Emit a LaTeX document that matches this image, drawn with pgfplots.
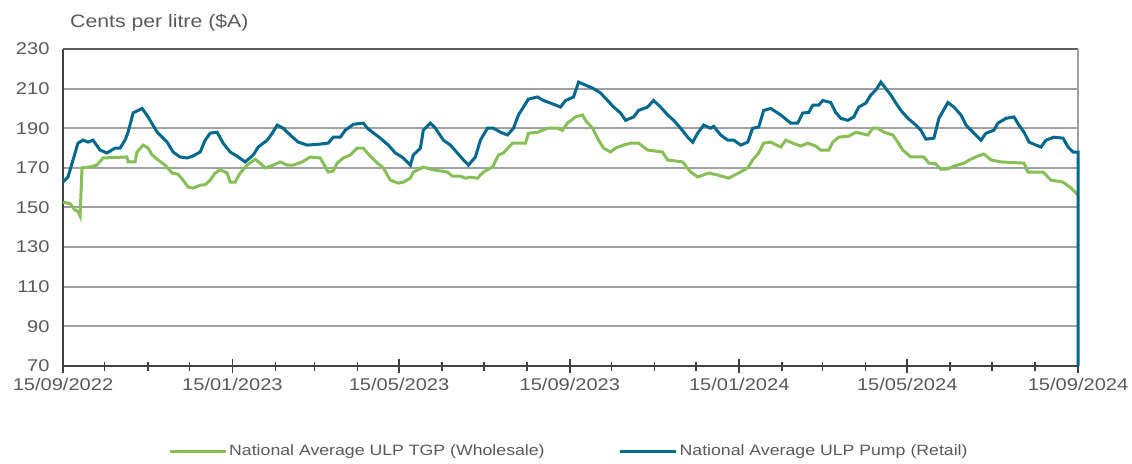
\documentclass[border=0pt]{standalone}
\usepackage{pgfplots}
\pgfplotsset{compat=1.18}
\usepackage{pgfplotstable}
\usepackage{fontspec}
\setmainfont{Liberation Sans}[FakeStretch=1.18]
\definecolor{retail}{HTML}{00688C}
\definecolor{whole}{HTML}{86BF55}
\definecolor{txtgray}{HTML}{595959}
\definecolor{gridgray}{HTML}{A0A0A0}
\definecolor{axdark}{HTML}{404040}

\pgfplotstableread{
day val
0 162.8
3.6 165.4
10.8 182.5
14.4 184
18.0 183
21.6 184
26.7 179
31.7 177.5
37.5 180
41.1 180
44.7 184
46.9 188
50.5 197.7
57.0 200
61.3 195.7
67.8 188
75.0 183
79.3 178
84.3 175.5
89.4 175
93.7 176
98.8 178
102.4 184
106.0 187.5
111.0 188
115.3 182.5
120.4 178
126.2 175.5
131.2 173
137.0 176.5
140.6 180.5
147.1 184
150.7 187.5
154.3 191.6
158.6 190
163.6 186.6
169.4 183
175.9 181.5
185.3 182
191.0 182.5
194.6 185.5
199.7 185.5
203.3 189
209.1 192
216.3 192.6
219.2 190
228.5 185
234.3 181.5
239.4 177.5
245.1 175
250.2 171.4
252.3 176.5
257.4 180
259.5 189
264.6 192.6
268.2 190
273.9 184
279.0 181.5
284.0 177.5
288.4 174
292.0 171.4
297.0 175.5
300.6 184
305.7 190
310.0 190
315.0 188
320.1 186.6
324.4 190
328.0 196.7
335.2 204.7
341.7 205.8
346.0 204
351.1 202.7
358.3 200.7
361.9 204
367.7 205.8
371.3 213.3
376.3 211.8
382.1 210
387.1 207.8
392.2 204
396.5 200.7
401.5 197.7
405.2 194
410.9 195.7
414.5 199
421.0 200.7
425.3 204
430.4 200.7
435.4 196.7
439.8 194
444.8 190
449.9 185.5
453.5 183
457.1 187.5
461.4 191.6
466.4 190
468.6 191
473.6 186.6
478.7 184
483.0 184
488.1 181.5
493.1 183
496.7 190
501.0 190.6
504.6 199
509.7 200
516.9 196.7
524.1 192.6
529.1 192.6
532.7 197.7
537.1 198
540.0 201.7
544.3 201.7
547.2 204
552.9 203
556.5 198
560.1 195
565.2 194
569.5 195.7
573.1 200.7
578.2 202.7
581.8 206.8
585.4 209.3
589.0 213.3
592.6 210
596.2 206.8
599.8 202.7
603.4 199
608.5 195
614.2 191.6
617.8 189
621.4 184.5
627.2 185
630.8 195
637.3 203
641.6 200.7
646.7 196.7
650.3 191.6
656.0 187.5
661.1 184
664.7 187.5
670.4 189
673.3 192.6
679.1 195
684.9 195.7
688.4 191.6
692.1 188
695.7 183
700.7 181.5
704.3 180.5
707.9 184
713.7 185.5
720.2 185
723.8 180.5
727.4 178
731 178
731 70
}\retailtab

\pgfplotstableread{
day val
0 152.7
5.0 152
8.7 148.7
10.8 148
12.3 145.7
13.7 170
19.5 170.5
24.5 171.4
28.8 175
46.1 175.5
46.9 173
51.9 173
53.3 178
57.7 181.5
61.3 180
64.2 176.5
68.5 174
73.5 171.4
78.6 167.4
82.9 166.8
86.5 163.8
90.1 160.3
93.7 159.8
98.8 161.3
102.4 161.5
106.0 163.8
109.6 167.4
113.2 169
118.2 167.4
120.4 162.8
124.0 162.8
127.6 167.4
132.6 171.4
138.4 174.4
142.0 172.4
145.6 170
151.4 171.4
156.4 173
161.5 171.4
165.8 171.4
172.3 173
178.1 175.5
185.3 175
187.4 172.4
191.0 167.9
194.6 168.4
197.5 172.4
201.9 175
206.9 176.5
211.9 180
216.3 180
219.2 177.5
226.4 172.4
230.7 170
235.7 163.8
241.5 162.3
245.1 162.8
250.2 164.8
252.3 167.9
259.5 170.4
266.7 169
276.8 167.9
280.4 165.8
286.2 165.8
289.8 164.8
293.4 165.3
298.5 164.8
302.8 167.9
309.3 170.4
313.6 176.5
317.2 177.5
323.7 182.5
333.1 182.5
335.2 187.5
341.7 188
348.9 190
356.1 190
359.7 189
363.3 192.6
369.1 195.7
374.2 196.7
376.3 194
381.4 190
385.7 184
389.3 180
394.3 178
397.9 180
403.7 181.5
408.8 182.5
414.5 182.5
421.0 179
431.8 178
435.4 174
446.2 173
452.0 167.9
457.1 165.4
465.0 167.4
471.5 166.4
479.4 164.8
486.6 167.4
493.1 170
496.7 174
501.0 177.5
504.6 182.5
509.7 183
516.9 180.5
520.5 184
525.5 182.5
531.3 181
536.4 182.5
542.1 181
545.7 179
551.5 179
554.4 183
558.7 185.5
565.9 186
571.0 188
579.6 186.6
583.2 190
586.8 190
591.1 188
597.6 186.6
601.2 183
604.8 179
610.6 175.5
620.0 175.5
623.6 172.4
628.6 172
632.2 169.3
637.3 169.5
641.6 170.9
648.8 172.4
653.9 174.4
658.9 176
663.2 177
668.3 174
675.5 173
692.1 172.4
694.9 167.9
705.8 167.9
711.5 163.8
720.2 162.8
726.0 159.8
731 156.3
}\wholetab

\begin{document}
\begin{tikzpicture}
\begin{axis}[
  scale only axis,
  width=1015pt, height=317pt,
  xmin=0, xmax=731, ymin=70, ymax=230,
  axis x line*=bottom, axis y line*=left,
  axis line style={axdark, line width=2pt, -},
  xtick={0,122,242,365,487,608,731},
  xticklabels={15/09/2022,15/01/2023,15/05/2023,15/09/2023,15/01/2024,15/05/2024,15/09/2024},
  minor xtick={30,61,91,153,181,212,273,303,334,395,426,456,518,547,578,639,669,700},
  ytick={70,90,...,210},
  extra y ticks={230},
  extra y tick style={ymajorgrids=true, major grid style={axdark!85, line width=2pt}},
  ymajorgrids, xminorgrids=false, xmajorgrids=false,
  major grid style={gridgray, line width=2pt},
  tick align=center,
  major tick length=14pt,
  minor tick length=9pt,
  x tick style={axdark, line width=1.8pt},
  minor x tick style={axdark, line width=1.6pt},
  y tick style={draw=none},
  /pgf/number format/assume math mode=true,
  tick label style={text=txtgray, font=\fontsize{17}{19}\selectfont},
  yticklabel style={xshift=-3pt},
  xticklabel style={yshift=-2pt},
  legend columns=2,
  legend style={at={([xshift=105pt,yshift=-85pt]rel axis cs:0,0)}, anchor=west,
    draw=none, fill=none, inner sep=0pt,
    font=\fontsize{15}{17}\selectfont, text=txtgray,
    /tikz/every even column/.append style={column sep=72pt}},
  legend image code/.code={\draw[#1] (0pt,0pt) -- (56pt,0pt);},
  clip=false,
]
\draw[gridgray, line width=2pt] (rel axis cs:1,0) -- (rel axis cs:1,1);
\addplot[whole, line width=3pt] table[x=day, y=val] {\wholetab};
\addlegendentry{National Average ULP TGP (Wholesale)}
\addplot[retail, line width=3pt] table[x=day, y=val] {\retailtab};
\addlegendentry{National Average ULP Pump (Retail)}
\node[anchor=base west, text=txtgray, font=\fontsize{18}{20}\selectfont, inner sep=0pt]
  at ([xshift=7pt,yshift=21pt]rel axis cs:0,1) {Cents per litre (\$A)};
\end{axis}
\pgfresetboundingbox
\path[use as bounding box] (-63pt,-97pt) rectangle (1069pt,366pt);
\end{tikzpicture}
\end{document}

:: Task brief ::
With the pictures left out, transcribe the material exactly.

:: Exercise output ::
Emit a LaTeX document that matches this image, drawn with pgfplots.
\documentclass[border=0pt]{standalone}
\usepackage{pgfplots}
\pgfplotsset{compat=1.18}
\usepackage{pgfplotstable}
\usepackage{fontspec}
\setmainfont{Liberation Sans}[FakeStretch=1.18]
\definecolor{retail}{HTML}{00688C}
\definecolor{whole}{HTML}{86BF55}
\definecolor{txtgray}{HTML}{595959}
\definecolor{gridgray}{HTML}{A0A0A0}
\definecolor{axdark}{HTML}{404040}

\pgfplotstableread{
day val
0 162.8
3.6 165.4
10.8 182.5
14.4 184
18.0 183
21.6 184
26.7 179
31.7 177.5
37.5 180
41.1 180
44.7 184
46.9 188
50.5 197.7
57.0 200
61.3 195.7
67.8 188
75.0 183
79.3 178
84.3 175.5
89.4 175
93.7 176
98.8 178
102.4 184
106.0 187.5
111.0 188
115.3 182.5
120.4 178
126.2 175.5
131.2 173
137.0 176.5
140.6 180.5
147.1 184
150.7 187.5
154.3 191.6
158.6 190
163.6 186.6
169.4 183
175.9 181.5
185.3 182
191.0 182.5
194.6 185.5
199.7 185.5
203.3 189
209.1 192
216.3 192.6
219.2 190
228.5 185
234.3 181.5
239.4 177.5
245.1 175
250.2 171.4
252.3 176.5
257.4 180
259.5 189
264.6 192.6
268.2 190
273.9 184
279.0 181.5
284.0 177.5
288.4 174
292.0 171.4
297.0 175.5
300.6 184
305.7 190
310.0 190
315.0 188
320.1 186.6
324.4 190
328.0 196.7
335.2 204.7
341.7 205.8
346.0 204
351.1 202.7
358.3 200.7
361.9 204
367.7 205.8
371.3 213.3
376.3 211.8
382.1 210
387.1 207.8
392.2 204
396.5 200.7
401.5 197.7
405.2 194
410.9 195.7
414.5 199
421.0 200.7
425.3 204
430.4 200.7
435.4 196.7
439.8 194
444.8 190
449.9 185.5
453.5 183
457.1 187.5
461.4 191.6
466.4 190
468.6 191
473.6 186.6
478.7 184
483.0 184
488.1 181.5
493.1 183
496.7 190
501.0 190.6
504.6 199
509.7 200
516.9 196.7
524.1 192.6
529.1 192.6
532.7 197.7
537.1 198
540.0 201.7
544.3 201.7
547.2 204
552.9 203
556.5 198
560.1 195
565.2 194
569.5 195.7
573.1 200.7
578.2 202.7
581.8 206.8
585.4 209.3
589.0 213.3
592.6 210
596.2 206.8
599.8 202.7
603.4 199
608.5 195
614.2 191.6
617.8 189
621.4 184.5
627.2 185
630.8 195
637.3 203
641.6 200.7
646.7 196.7
650.3 191.6
656.0 187.5
661.1 184
664.7 187.5
670.4 189
673.3 192.6
679.1 195
684.9 195.7
688.4 191.6
692.1 188
695.7 183
700.7 181.5
704.3 180.5
707.9 184
713.7 185.5
720.2 185
723.8 180.5
727.4 178
731 178
731 70
}\retailtab

\pgfplotstableread{
day val
0 152.7
5.0 152
8.7 148.7
10.8 148
12.3 145.7
13.7 170
19.5 170.5
24.5 171.4
28.8 175
46.1 175.5
46.9 173
51.9 173
53.3 178
57.7 181.5
61.3 180
64.2 176.5
68.5 174
73.5 171.4
78.6 167.4
82.9 166.8
86.5 163.8
90.1 160.3
93.7 159.8
98.8 161.3
102.4 161.5
106.0 163.8
109.6 167.4
113.2 169
118.2 167.4
120.4 162.8
124.0 162.8
127.6 167.4
132.6 171.4
138.4 174.4
142.0 172.4
145.6 170
151.4 171.4
156.4 173
161.5 171.4
165.8 171.4
172.3 173
178.1 175.5
185.3 175
187.4 172.4
191.0 167.9
194.6 168.4
197.5 172.4
201.9 175
206.9 176.5
211.9 180
216.3 180
219.2 177.5
226.4 172.4
230.7 170
235.7 163.8
241.5 162.3
245.1 162.8
250.2 164.8
252.3 167.9
259.5 170.4
266.7 169
276.8 167.9
280.4 165.8
286.2 165.8
289.8 164.8
293.4 165.3
298.5 164.8
302.8 167.9
309.3 170.4
313.6 176.5
317.2 177.5
323.7 182.5
333.1 182.5
335.2 187.5
341.7 188
348.9 190
356.1 190
359.7 189
363.3 192.6
369.1 195.7
374.2 196.7
376.3 194
381.4 190
385.7 184
389.3 180
394.3 178
397.9 180
403.7 181.5
408.8 182.5
414.5 182.5
421.0 179
431.8 178
435.4 174
446.2 173
452.0 167.9
457.1 165.4
465.0 167.4
471.5 166.4
479.4 164.8
486.6 167.4
493.1 170
496.7 174
501.0 177.5
504.6 182.5
509.7 183
516.9 180.5
520.5 184
525.5 182.5
531.3 181
536.4 182.5
542.1 181
545.7 179
551.5 179
554.4 183
558.7 185.5
565.9 186
571.0 188
579.6 186.6
583.2 190
586.8 190
591.1 188
597.6 186.6
601.2 183
604.8 179
610.6 175.5
620.0 175.5
623.6 172.4
628.6 172
632.2 169.3
637.3 169.5
641.6 170.9
648.8 172.4
653.9 174.4
658.9 176
663.2 177
668.3 174
675.5 173
692.1 172.4
694.9 167.9
705.8 167.9
711.5 163.8
720.2 162.8
726.0 159.8
731 156.3
}\wholetab

\begin{document}
\begin{tikzpicture}
\begin{axis}[
  scale only axis,
  width=1015pt, height=317pt,
  xmin=0, xmax=731, ymin=70, ymax=230,
  axis x line*=bottom, axis y line*=left,
  axis line style={axdark, line width=2pt, -},
  xtick={0,122,242,365,487,608,731},
  xticklabels={15/09/2022,15/01/2023,15/05/2023,15/09/2023,15/01/2024,15/05/2024,15/09/2024},
  minor xtick={30,61,91,153,181,212,273,303,334,395,426,456,518,547,578,639,669,700},
  ytick={70,90,...,210},
  extra y ticks={230},
  extra y tick style={ymajorgrids=true, major grid style={axdark!85, line width=2pt}},
  ymajorgrids, xminorgrids=false, xmajorgrids=false,
  major grid style={gridgray, line width=2pt},
  tick align=center,
  major tick length=14pt,
  minor tick length=9pt,
  x tick style={axdark, line width=1.8pt},
  minor x tick style={axdark, line width=1.6pt},
  y tick style={draw=none},
  /pgf/number format/assume math mode=true,
  tick label style={text=txtgray, font=\fontsize{17}{19}\selectfont},
  yticklabel style={xshift=-3pt},
  xticklabel style={yshift=-2pt},
  legend columns=2,
  legend style={at={([xshift=105pt,yshift=-85pt]rel axis cs:0,0)}, anchor=west,
    draw=none, fill=none, inner sep=0pt,
    font=\fontsize{15}{17}\selectfont, text=txtgray,
    /tikz/every even column/.append style={column sep=72pt}},
  legend image code/.code={\draw[#1] (0pt,0pt) -- (56pt,0pt);},
  clip=false,
]
\draw[gridgray, line width=2pt] (rel axis cs:1,0) -- (rel axis cs:1,1);
\addplot[whole, line width=3pt] table[x=day, y=val] {\wholetab};
\addlegendentry{National Average ULP TGP (Wholesale)}
\addplot[retail, line width=3pt] table[x=day, y=val] {\retailtab};
\addlegendentry{National Average ULP Pump (Retail)}
\node[anchor=base west, text=txtgray, font=\fontsize{18}{20}\selectfont, inner sep=0pt]
  at ([xshift=7pt,yshift=21pt]rel axis cs:0,1) {Cents per litre (\$A)};
\end{axis}
\pgfresetboundingbox
\path[use as bounding box] (-63pt,-97pt) rectangle (1069pt,366pt);
\end{tikzpicture}
\end{document}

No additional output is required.